BnF, Mss, NAF 16359, f. 177-178
Transcription de Jeanne Stranart assistée de Florence Naugrette


15 mai [1845], jeudi soir, 5 h. ¾

Cher petit homme bien-aimé, vous vous en tirez toujours très adroitement. Je ne dis pas à votre HONNEUR, mais fort SPIRITUELLEMENT. La pauvre Juju, qui est si BRAVE, MONTERA BIEN A L’ASSAUT CE SOIR. La pauvre Juju, qui est si douce, ne dira rien ce soir, SI SON TOTO lui tient le bec dans l’eau comme d’habitude. Elle est SI BRAVE, Juju. Elle est SI BÊTE, Juju, je voulais dire : BONNE, la plume m’a fourchée, qu’elle est capable de tout même de ne rien dire quand elle crève de dépit et de rage. C’est égal, mon cher petit espiègle, ne vous y fiez que médiocrement, à cette douceur angélique. Je vous assure, en ami, que rien n’est moins doux que LA DOUCE JUJU. A/É menta. Vous connaissez ce fameux rébus pour l’avoir inventé. Eh bien ! il est plus vrai que jamais. Méfiez-vous, méfie-toi, Toto, méfie-toi.
J’ai vu la mère Triger tantôt qui m’a tenue une heure et demie à me dire des billevesées insignifiantes. Enfin elle est partie, grâce à Dieu. C’est une excellente femme, mais qui n’est rien moins que drôle. Son fils est exempté de la conscription [1] à cause de ses nombreuses infirmités. Merci, elle est très heureuse de cela. Moi, j’en serais très vexée. Voilà comme chacun entend ses intérêts.

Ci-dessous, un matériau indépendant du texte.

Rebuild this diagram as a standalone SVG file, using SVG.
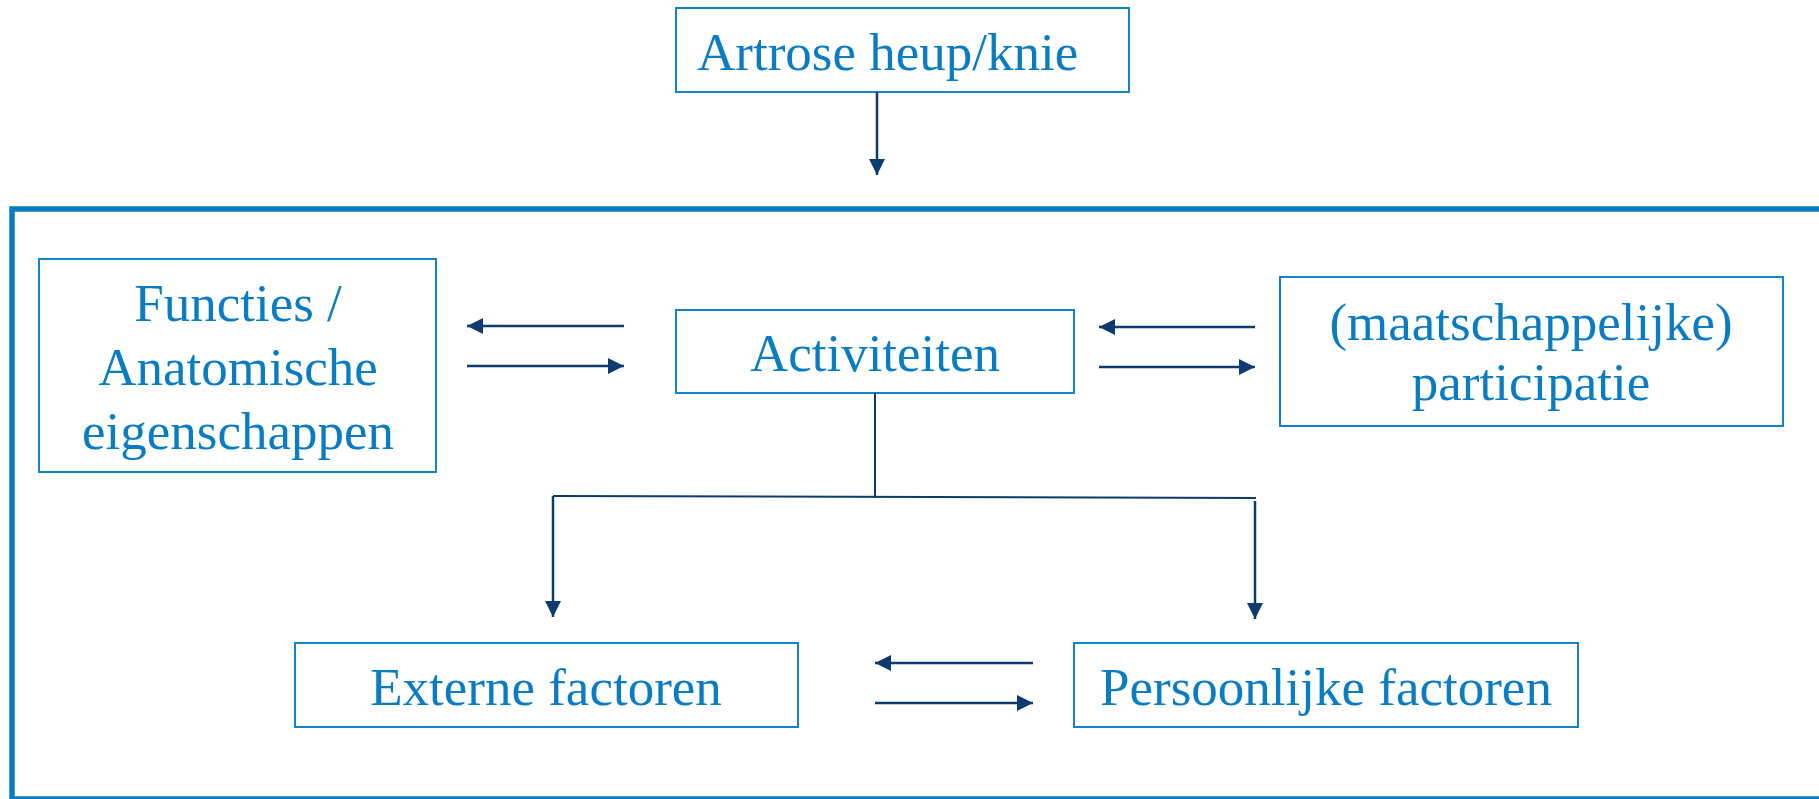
<svg xmlns="http://www.w3.org/2000/svg" width="1819" height="799" viewBox="0 0 1819 799">
<defs>
<marker id="ah" markerWidth="17" markerHeight="16" refX="16" refY="8" orient="auto" markerUnits="userSpaceOnUse">
<path d="M0,0 L16,8 L0,16 z" fill="#0d3b70"/>
</marker>
<style>
.box{fill:#fff;stroke:#1283c8;stroke-width:2}
.t{font-family:"Liberation Serif","Times New Roman",serif;font-size:53px;fill:#0a7cc4;text-anchor:middle}
.c{fill:none;stroke:#0d3b70;stroke-width:2}
.a{fill:none;stroke:#0d3b70;stroke-width:2.5;marker-end:url(#ah)}
</style>
</defs>
<rect x="12" y="209" width="1830" height="590" fill="none" stroke="#0a7bc2" stroke-width="5.5"/>
<g id="artrose">
<rect class="box" x="676" y="8" width="453" height="84"/>
<text class="t" x="697" y="70" style="text-anchor:start">Artrose heup/knie</text>
</g>
<g id="functies">
<rect class="box" x="39" y="259" width="397" height="213"/>
<text class="t" x="238" y="321">Functies /</text>
<text class="t" x="238" y="385">Anatomische</text>
<text class="t" x="238" y="449">eigenschappen</text>
</g>
<g id="activiteiten">
<rect class="box" x="676" y="310" width="398" height="83"/>
<text class="t" x="875" y="371">Activiteiten</text>
</g>
<g id="participatie">
<rect class="box" x="1280" y="277" width="503" height="149"/>
<text class="t" x="1531" y="340">(maatschappelijke)</text>
<text class="t" x="1531" y="400">participatie</text>
</g>
<g id="externe">
<rect class="box" x="295" y="643" width="503" height="84"/>
<text class="t" x="546" y="705">Externe factoren</text>
</g>
<g id="persoonlijke">
<rect class="box" x="1074" y="643" width="504" height="84"/>
<text class="t" x="1326" y="705">Persoonlijke factoren</text>
</g>
<g id="connectors">
<line class="a" x1="877" y1="92" x2="877" y2="175"/>
<line class="a" x1="624" y1="326" x2="467" y2="326"/>
<line class="a" x1="467" y1="366" x2="624" y2="366"/>
<line class="a" x1="1255" y1="327" x2="1099" y2="327"/>
<line class="a" x1="1099" y1="367" x2="1255" y2="367"/>
<line class="c" x1="875" y1="393" x2="875" y2="498"/>
<line class="c" x1="553" y1="496" x2="1256" y2="498"/>
<line class="a" x1="553" y1="496" x2="553" y2="617"/>
<line class="a" x1="1255" y1="501" x2="1255" y2="619"/>
<line class="a" x1="1033" y1="663" x2="875" y2="663"/>
<line class="a" x1="875" y1="703" x2="1033" y2="703"/>
</g>
</svg>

Et puis je me fiche de tout ça et je vous adore.

Juliette

BnF, Mss, NAF 16359, f. 179-180
Transcription de Jeanne Stranart assistée de Florence Naugrette

a) Rébus signifiant « assurément ».

© Bibliothèque Nationale de France

Notes

[1Dès qu’ils ont atteint vingt ans, les jeunes hommes sont susceptibles d’être appelés à devenir soldat, par tirage au sort, et cela pendant cinq ans. Charles Hugo échappe également à la conscription.